John Roberton (born 1797) should not be confused with John Roberton (born 1776).
John Roberton (20 March 1797 – 24 August 1876) was a Scottish physician and social reformer. He was a pioneer of modern obstetrics and of evidence-based medicine, and influential in the intellectual life of Victorian Manchester.
Roberton was born near Hamilton, Lanarkshire and educated for the medical profession at Glasgow and Edinburgh. He was admitted a member of the Royal College of Surgeons of Edinburgh in 1817. He intended to be a ship's surgeon, and was on his way to the West Indies when he was wrecked on the Lancashire coast. While at Liverpool he was encouraged to take up his residence at Warrington. He became a Licentiate of the Society of Apothecaries in 1822, and on 9 October 1823 married Mary (1794/5–1851), daughter of David Bellhouse.[1] The couple subsequently moved to Manchester. He soon had an extensive general practice, and, on his appointment in 1827 to the post of surgeon to the Manchester Lying-in Hospital, turned his special attention to midwifery and to the physiology and diseases of women and children. He was also a lecturer at the Marsden Street School of Medicine. His first publication was Observations on the Mortality and Physical Management of Children (1827). From 1830 onwards he wrote a series of scientific papers for the Edinburgh Medical and Surgical Journal on the time of onset of female puberty in various countries, which led James Cowles Prichard to alter some of the conclusions which he had arrived at in the earlier editions of his Physical History of Mankind. These, along with other similar papers, are reprinted in Roberton's most important work, Essays and Notes on the Physiology and Diseases of Women and on Practical Midwifery (London, 1851). He devoted much time to the subject of hospital construction and the provision of convalescent homes, on which he wrote a number of pamphlets between 1831 and 1861.[2]

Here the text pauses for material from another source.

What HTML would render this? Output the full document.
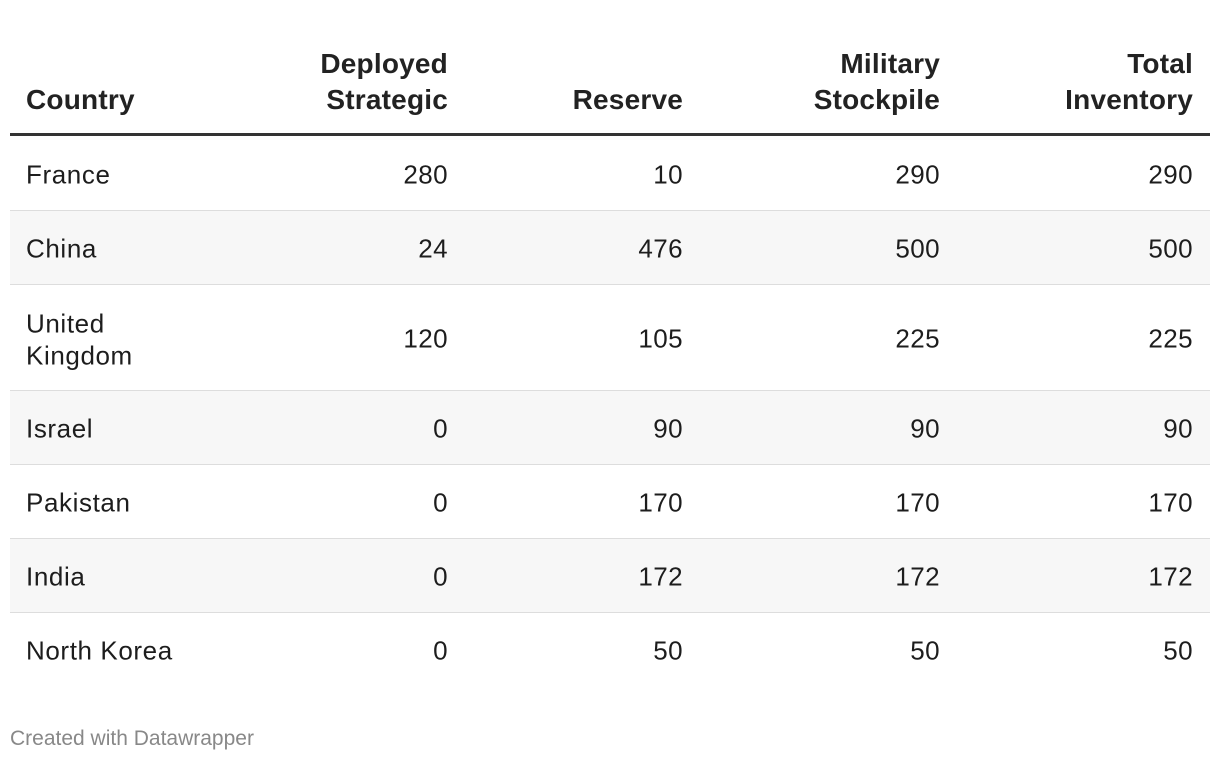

Roberton's advice was largely sought in the discipline in which he had specialized, obstetrics, and he was aware of the broader social and medical context of his work. He helped much to extend the fame of the Manchester school of obstetrics founded by Charles White and continued by John Hull and Thomas Radford.[2]
He was an active social reformer, interesting himself in all local and national movements for improving the condition of working people and active in the Manchester Statistical Society. In religion, he was a puritan and nonconformist, and the intimate friend of the popular preachers Robert Stephen McAll and Robert Halley.[2]
He died at his residence at New Mills, Derbyshire, where he had retired on relinquishing his practice. His wealth at death was under £40,000 (under £2.9 million at 2003 prices[3]).[1]